ITT Educational Services  -  Represented the Chapter 7 Trustee overseeing the liquidation of one of the nation’s largest for-profit colleges, ITT Technical Institute, which had, prior to closing, 139 locations in 48 states.  Closely following the closure of ITT Tech in early September, Jeff was enlisted as the Trustee’s general bankruptcy counsel to assist the Trustee in responding to regulatory actions brought by the U.S. Securities & Exchange Commission, the Consumer Finance Protection Bureau and various state attorneys general, pursue fraudulent conveyance and preference avoidance actions and other claims against certain of ITT students’ former lenders, the Department of Education and other third parties. He also represents the Trustee in defending, and ultimately settling, a $1.5 billion ITT students’ class action lawsuit.

Velocity Holding Company, Inc. (MAG)  - Served as debtors’ counsel to MAG, a national integrated distributor of aftermarket motor sports products which filed a pre-arranged chapter 11 case in Delaware.  The case is set for confirmation and MAG is expected to emerge from its chapter 11 case within 140 days after the petition date.

The Budd Company - Served as debtor’s counsel to The Budd Company, a former supplier to the automotive industry, which filed for chapter 11 bankruptcy protection in the U.S. Bankruptcy Court for the Northern District of Illinois in March 2014. The company, which ceased manufacturing operations in 2006, has obligations consisting largely of medical and other benefits to approximately 10,000 retirees and environmental and asbestos liabilities. The complex case involves multiple constituents. Confirmation of the plan or reorganization is expected to take place in June 2016.

Energy Future Holdings Corp. (EFH) - Served as co-debtors’ counsel in the chapter 11 bankruptcy of EFH, the largest generator, distributor and certified retail provider of electricity in Texas. With more than $49 billion in liabilities and $36 billion in assets, EFH and its affiliated debtors’ chapter 11 cases are the largest operating chapter 11 cases ever filed in Delaware and the seventh largest chapter 11 cases filed. EFH commenced reorganization under chapter 11 of the U.S. Bankruptcy Code on April 29, 2014.

Ocala Funding - Represented Ocala Funding, which was a wholly owned subsidiary of Taylor Bean & Whitaker Mortgage Corp., in its chapter 11 case. Taylor Bean created and then subsequently operated the special-purpose entity subsidiary that was a conduit that purchased its home loans and bundled them into securities, which it then sold to Freddie Mac and other investors.
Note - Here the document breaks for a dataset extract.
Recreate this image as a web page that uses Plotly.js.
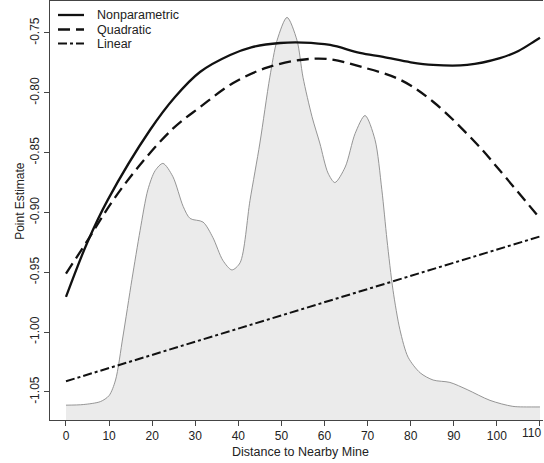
<!DOCTYPE html>
<html>
<head>
<meta charset="utf-8">
<script src="https://cdn.plot.ly/plotly-3.0.1.min.js"></script>
<style>
html, body { margin: 0; padding: 0; background: #ffffff; overflow: hidden; }
#chart { width: 544px; height: 463px; }
</style>
</head>
<body>
<div id="chart"></div>
<script>
// Nonparametric estimate (solid)
const nonparamX = [0, 4.9, 9.7, 19.5, 25.3, 31.1, 38.1, 43, 49.7, 55, 61.3, 68.2, 73.6, 80, 85.2, 93.1, 100.7, 105, 108.8, 110];
const nonparamY = [-0.9706, -0.9255, -0.8895, -0.8311, -0.8035, -0.7826, -0.7684, -0.762, -0.7584, -0.758, -0.760, -0.7667, -0.770, -0.7745, -0.7767, -0.7767, -0.771, -0.765, -0.7567, -0.754];

// Quadratic estimate (dashed)
const quadX = [0, 4.9, 10.7, 17, 24.8, 31.1, 38.7, 46.6, 54.3, 60.6, 68.2, 77.5, 85.2, 95.4, 100.7, 110];
const quadY = [-0.951, -0.924, -0.891, -0.861, -0.830, -0.812, -0.792, -0.779, -0.7726, -0.7717, -0.778, -0.789, -0.8075, -0.843, -0.865, -0.905];

// Linear estimate (dash-dot)
const linX = [0, 110];
const linY = [-1.041, -0.920];

// Density of distances (grey silhouette, drawn on the estimate scale)
const densX = [0, 4, 8, 10, 11.5, 13.2, 15.3, 17.2, 19.0, 20.7, 22.5, 24.8, 27.2, 28.8, 31.8, 34.1, 36.4, 38.5, 40.4, 42.7, 45.0, 47.3, 49.0, 51.3, 53.6, 55.0, 57.1, 58.9, 60.8, 62.4, 64.8, 67.1, 69.4, 71.7, 73.3, 74.5, 75.9, 77.5, 79.4, 82.2, 85.2, 89.1, 93.1, 98.4, 103.7, 108.4, 110];
const densY = [-1.061, -1.0605, -1.058, -1.053, -1.040, -1.004, -0.956, -0.915, -0.881, -0.865, -0.859, -0.870, -0.895, -0.905, -0.908, -0.921, -0.940, -0.948, -0.942, -0.890, -0.842, -0.787, -0.756, -0.737, -0.756, -0.787, -0.820, -0.842, -0.867, -0.875, -0.862, -0.834, -0.819, -0.839, -0.881, -0.923, -0.965, -0.998, -1.021, -1.034, -1.040, -1.042, -1.048, -1.057, -1.062, -1.0625, -1.0625];

// Axis settings
const xRange = [-3.71, 110.7];
const yRange = [-1.0734, -0.7233];
const xTicks = [0, 10, 20, 30, 40, 50, 60, 70, 80, 90, 100, 110];
const xTickText = ["0", "10", "20", "30", "40", "50", "60", "70", "80", "90", "100", "110"];
const yTicks = [-1.05, -1.00, -0.95, -0.90, -0.85, -0.80, -0.75];
const yTickText = ["-1.05", "-1.00", "-0.95", "-0.90", "-0.85", "-0.80", "-0.75"];

// Legend entries
const legendNames = ["Nonparametric", "Quadratic", "Linear"];
const legendDashes = ["solid", "12px,6px", "9px,3px,3px,3px"];
const legendWidths = [2.3, 2.3, 2.0];

const FONT = "Liberation Sans, Arial, Helvetica, sans-serif";
const TXT = "#222222";
const INK = "#111111";

const traces = [
  { x: [densX[0], densX[densX.length - 1]], y: [yRange[0], yRange[0]], mode: "lines",
    line: { width: 0, color: "rgba(0,0,0,0)" }, showlegend: false, hoverinfo: "skip" },
  { x: densX, y: densY, mode: "lines", fill: "tonexty", fillcolor: "#ebebeb",
    line: { color: "#8a8a8a", width: 0.9, shape: "spline", smoothing: 0.8 },
    showlegend: false, hoverinfo: "skip" },
  { x: nonparamX, y: nonparamY, mode: "lines", name: legendNames[0], showlegend: false,
    line: { color: INK, width: legendWidths[0], shape: "spline", smoothing: 1 } },
  { x: quadX, y: quadY, mode: "lines", name: legendNames[1], showlegend: false,
    line: { color: INK, width: legendWidths[1], dash: legendDashes[1], shape: "spline", smoothing: 1 } },
  { x: linX, y: linY, mode: "lines", name: legendNames[2], showlegend: false,
    line: { color: INK, width: legendWidths[2], dash: legendDashes[2] } }
];

// Manual legend (R-style tight spacing) in paper coordinates
const plotL = 50, plotW = 493, plotB = 420, plotH = 419;
const px2x = p => (p - plotL) / plotW;
const py2y = p => (plotB - p) / plotH;
const legendRowsPx = [15, 29.5, 43.5];
const legendShapes = legendNames.map((n, i) => ({
  type: "line", xref: "paper", yref: "paper",
  x0: px2x(58), x1: px2x(84), y0: py2y(legendRowsPx[i]), y1: py2y(legendRowsPx[i]),
  line: { color: INK, width: legendWidths[i], dash: legendDashes[i] }
}));
const legendAnn = legendNames.map((n, i) => ({
  text: n, xref: "paper", yref: "paper",
  x: px2x(95), y: py2y(legendRowsPx[i]), xanchor: "left", yanchor: "middle",
  showarrow: false, font: { family: FONT, size: 12.5, color: TXT }
}));

// Last x tick label sits at the window edge: draw it right-aligned to its tick so it stays inside
const lastIdx = xTicks.length - 1;
const shownTickText = xTickText.map((t, i) => (i === lastIdx ? "" : t));
const edgeTickAnn = {
  text: xTickText[lastIdx], xref: "x", yref: "paper",
  x: xTicks[lastIdx], y: py2y(433), xanchor: "right", yanchor: "middle", xshift: 3,
  showarrow: false, font: { family: FONT, size: 12, color: TXT }
};

const layout = {
  width: 544, height: 463,
  margin: { l: 50, r: 1, t: 1, b: 43 },
  paper_bgcolor: "#ffffff", plot_bgcolor: "#ffffff",
  font: { family: FONT, size: 12, color: TXT },
  showlegend: false,
  xaxis: {
    range: xRange, tickvals: xTicks, ticktext: shownTickText,
    showgrid: false, zeroline: false,
    showline: true, linecolor: "#444444", linewidth: 1, mirror: true,
    ticks: "outside", ticklen: 5, tickcolor: "#444444", tickwidth: 1,
    tickfont: { family: FONT, size: 12, color: TXT }
  },
  yaxis: {
    range: yRange, tickvals: yTicks, ticktext: yTickText,
    showgrid: false, zeroline: false,
    showline: true, linecolor: "#444444", linewidth: 1,
    ticks: "outside", ticklen: 5, tickcolor: "#444444", tickwidth: 1,
    tickangle: -90,
    tickfont: { family: FONT, size: 12, color: TXT }
  },
  shapes: legendShapes,
  annotations: [
    { text: "Distance to Nearby Mine", xref: "paper", yref: "paper",
      x: 0.509, y: -0.0764, xanchor: "center", yanchor: "middle",
      showarrow: false, font: { family: FONT, size: 12.5, color: TXT } },
    { text: "Point Estimate", xref: "paper", yref: "paper",
      x: -0.0609, y: 0.523, xanchor: "center", yanchor: "middle", textangle: -90,
      showarrow: false, font: { family: FONT, size: 12, color: TXT } },
    edgeTickAnn
  ].concat(legendAnn)
};

Plotly.newPlot("chart", traces, layout, { displayModeBar: false, staticPlot: true });
</script>
</body>
</html>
It funded the mortgage loan business by selling $1.75 billion of asset-backed commercial paper short-term notes to Deutsche Bank and the mortgage subsidiary of BNP Paribas. Deutsche Bank bought about $1.2 billion of the notes, and BNP had purchased about $480.7 million. Taylor Bean, once the largest mortgage lender in the U.S. not owned by a deposit-taking bank, sought bankruptcy protection in August 2009 in the U.S. Bankruptcy Court for the Central District of Florida after federal law enforcement raided its headquarters. Prosecutors discovered a fraud scheme and eventually secured several lengthy prison sentences for its executives.

Bayou Group of Hedge Funds – Was appointed as a Receiver for the failed hedge funds and then as the sole fiduciary for the debtor-in-possession in Bayou’s chapter 11 case devised and implemented a “clawback” litigation strategy to recover payments to certain investors in order to effectively equalize the harm to all investors that resulted from the Ponzi Scheme fraud.